Data for this task:
┄┄┄┄┄┄

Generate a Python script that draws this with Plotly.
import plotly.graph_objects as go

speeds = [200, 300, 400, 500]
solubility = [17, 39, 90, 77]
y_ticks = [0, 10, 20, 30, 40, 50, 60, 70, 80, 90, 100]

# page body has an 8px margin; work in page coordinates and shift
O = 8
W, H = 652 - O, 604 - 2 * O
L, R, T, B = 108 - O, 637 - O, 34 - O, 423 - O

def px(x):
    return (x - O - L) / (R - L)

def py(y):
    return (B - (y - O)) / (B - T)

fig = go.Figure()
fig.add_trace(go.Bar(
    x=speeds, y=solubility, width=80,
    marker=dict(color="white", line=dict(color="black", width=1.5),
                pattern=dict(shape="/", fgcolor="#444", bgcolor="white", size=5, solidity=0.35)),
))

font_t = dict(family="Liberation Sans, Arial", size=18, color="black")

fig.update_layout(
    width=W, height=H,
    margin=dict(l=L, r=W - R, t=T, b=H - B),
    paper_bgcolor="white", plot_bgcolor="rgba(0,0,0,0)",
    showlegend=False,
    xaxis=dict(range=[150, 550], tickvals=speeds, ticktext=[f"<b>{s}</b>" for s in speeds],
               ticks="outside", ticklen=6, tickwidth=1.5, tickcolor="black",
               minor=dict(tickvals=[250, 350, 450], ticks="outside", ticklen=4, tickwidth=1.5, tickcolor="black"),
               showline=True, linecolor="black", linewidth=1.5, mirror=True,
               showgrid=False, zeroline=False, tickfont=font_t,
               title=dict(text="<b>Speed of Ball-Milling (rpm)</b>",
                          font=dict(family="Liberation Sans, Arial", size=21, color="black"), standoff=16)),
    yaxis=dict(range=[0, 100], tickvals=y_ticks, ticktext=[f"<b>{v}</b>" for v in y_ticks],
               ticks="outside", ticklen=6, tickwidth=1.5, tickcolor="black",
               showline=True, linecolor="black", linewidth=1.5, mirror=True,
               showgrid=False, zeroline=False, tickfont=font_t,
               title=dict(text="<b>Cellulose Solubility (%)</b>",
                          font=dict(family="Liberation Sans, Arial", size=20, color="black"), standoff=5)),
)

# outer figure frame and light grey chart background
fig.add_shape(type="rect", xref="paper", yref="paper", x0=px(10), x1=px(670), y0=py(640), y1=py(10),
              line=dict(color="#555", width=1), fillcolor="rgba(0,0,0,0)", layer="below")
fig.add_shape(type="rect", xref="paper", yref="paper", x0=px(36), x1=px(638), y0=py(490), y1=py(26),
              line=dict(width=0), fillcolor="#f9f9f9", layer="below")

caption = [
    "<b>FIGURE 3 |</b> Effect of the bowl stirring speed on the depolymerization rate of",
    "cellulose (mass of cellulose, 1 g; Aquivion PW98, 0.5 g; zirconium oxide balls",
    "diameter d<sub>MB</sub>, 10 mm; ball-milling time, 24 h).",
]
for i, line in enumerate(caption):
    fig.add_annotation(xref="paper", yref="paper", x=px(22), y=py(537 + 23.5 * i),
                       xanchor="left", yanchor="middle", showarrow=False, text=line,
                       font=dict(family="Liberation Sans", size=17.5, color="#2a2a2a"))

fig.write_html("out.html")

┄┄┄┄┄┄

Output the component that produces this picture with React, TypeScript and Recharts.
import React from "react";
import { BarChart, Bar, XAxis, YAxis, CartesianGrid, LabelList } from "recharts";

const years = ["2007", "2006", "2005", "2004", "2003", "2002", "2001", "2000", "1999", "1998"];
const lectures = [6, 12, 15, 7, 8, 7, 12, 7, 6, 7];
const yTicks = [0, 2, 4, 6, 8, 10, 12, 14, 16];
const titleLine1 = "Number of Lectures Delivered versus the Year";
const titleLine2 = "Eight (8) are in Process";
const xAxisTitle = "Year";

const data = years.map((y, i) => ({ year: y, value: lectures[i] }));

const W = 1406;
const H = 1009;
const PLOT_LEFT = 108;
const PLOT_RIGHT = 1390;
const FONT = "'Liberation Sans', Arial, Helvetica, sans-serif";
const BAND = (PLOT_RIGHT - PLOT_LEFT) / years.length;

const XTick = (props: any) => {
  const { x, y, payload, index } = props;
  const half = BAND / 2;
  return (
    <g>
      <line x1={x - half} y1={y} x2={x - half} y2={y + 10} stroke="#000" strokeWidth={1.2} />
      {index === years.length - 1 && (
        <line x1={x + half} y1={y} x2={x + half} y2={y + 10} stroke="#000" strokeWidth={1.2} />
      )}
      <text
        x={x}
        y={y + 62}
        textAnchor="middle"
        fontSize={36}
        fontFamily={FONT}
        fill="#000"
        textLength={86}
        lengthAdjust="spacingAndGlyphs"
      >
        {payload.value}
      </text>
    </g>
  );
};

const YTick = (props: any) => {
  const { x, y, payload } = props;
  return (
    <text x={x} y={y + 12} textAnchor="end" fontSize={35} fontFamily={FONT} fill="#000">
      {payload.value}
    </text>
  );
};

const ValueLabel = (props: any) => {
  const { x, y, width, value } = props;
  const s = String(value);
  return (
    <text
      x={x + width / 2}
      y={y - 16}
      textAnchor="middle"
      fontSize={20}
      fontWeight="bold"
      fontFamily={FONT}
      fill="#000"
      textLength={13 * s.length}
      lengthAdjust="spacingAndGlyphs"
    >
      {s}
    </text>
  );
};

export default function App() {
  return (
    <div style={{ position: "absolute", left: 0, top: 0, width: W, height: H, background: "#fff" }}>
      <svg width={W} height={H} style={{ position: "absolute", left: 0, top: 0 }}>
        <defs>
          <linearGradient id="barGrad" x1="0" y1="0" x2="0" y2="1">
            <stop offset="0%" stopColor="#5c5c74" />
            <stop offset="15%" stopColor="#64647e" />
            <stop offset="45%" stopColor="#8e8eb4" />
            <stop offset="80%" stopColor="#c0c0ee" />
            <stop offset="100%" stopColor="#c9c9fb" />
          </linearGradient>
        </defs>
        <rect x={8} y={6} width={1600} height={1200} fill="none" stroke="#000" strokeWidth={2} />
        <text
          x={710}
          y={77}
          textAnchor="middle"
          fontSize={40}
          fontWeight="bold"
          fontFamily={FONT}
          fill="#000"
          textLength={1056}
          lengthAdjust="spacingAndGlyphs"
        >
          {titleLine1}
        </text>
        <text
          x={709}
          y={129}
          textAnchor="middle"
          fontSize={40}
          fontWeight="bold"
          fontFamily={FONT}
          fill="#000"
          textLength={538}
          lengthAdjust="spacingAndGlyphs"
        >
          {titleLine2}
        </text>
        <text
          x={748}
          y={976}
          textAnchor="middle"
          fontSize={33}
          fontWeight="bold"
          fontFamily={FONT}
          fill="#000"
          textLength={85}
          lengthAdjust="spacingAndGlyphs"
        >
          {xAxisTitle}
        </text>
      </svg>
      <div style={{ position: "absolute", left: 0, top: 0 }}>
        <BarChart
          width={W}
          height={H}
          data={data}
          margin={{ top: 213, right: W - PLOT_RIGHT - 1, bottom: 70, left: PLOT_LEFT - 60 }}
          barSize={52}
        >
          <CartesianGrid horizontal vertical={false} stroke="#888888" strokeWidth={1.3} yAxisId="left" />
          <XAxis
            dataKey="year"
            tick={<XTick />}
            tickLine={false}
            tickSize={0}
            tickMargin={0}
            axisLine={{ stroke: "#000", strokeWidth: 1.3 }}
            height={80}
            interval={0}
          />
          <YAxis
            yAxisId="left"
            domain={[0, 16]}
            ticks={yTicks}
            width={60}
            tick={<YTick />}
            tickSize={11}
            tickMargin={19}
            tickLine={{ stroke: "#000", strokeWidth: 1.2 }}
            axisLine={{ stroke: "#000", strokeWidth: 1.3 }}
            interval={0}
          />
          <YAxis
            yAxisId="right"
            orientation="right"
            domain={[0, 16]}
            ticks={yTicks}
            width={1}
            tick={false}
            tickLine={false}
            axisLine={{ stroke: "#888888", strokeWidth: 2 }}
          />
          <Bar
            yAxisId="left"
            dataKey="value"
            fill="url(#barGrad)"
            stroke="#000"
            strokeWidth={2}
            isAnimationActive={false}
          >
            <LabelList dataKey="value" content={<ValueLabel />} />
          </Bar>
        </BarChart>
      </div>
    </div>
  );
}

┄┄┄┄┄┄

Exercise: Extract the lines from the line with "Output the component" through the line with "const BAND = (PLOT_RIGHT". Keep both of those lines, copy everything exactly, and add nothing.

Reply:
Output the component that produces this picture with React, TypeScript and Recharts.
import React from "react";
import { BarChart, Bar, XAxis, YAxis, CartesianGrid, LabelList } from "recharts";

const years = ["2007", "2006", "2005", "2004", "2003", "2002", "2001", "2000", "1999", "1998"];
const lectures = [6, 12, 15, 7, 8, 7, 12, 7, 6, 7];
const yTicks = [0, 2, 4, 6, 8, 10, 12, 14, 16];
const titleLine1 = "Number of Lectures Delivered versus the Year";
const titleLine2 = "Eight (8) are in Process";
const xAxisTitle = "Year";

const data = years.map((y, i) => ({ year: y, value: lectures[i] }));

const W = 1406;
const H = 1009;
const PLOT_LEFT = 108;
const PLOT_RIGHT = 1390;
const FONT = "'Liberation Sans', Arial, Helvetica, sans-serif";
const BAND = (PLOT_RIGHT - PLOT_LEFT) / years.length;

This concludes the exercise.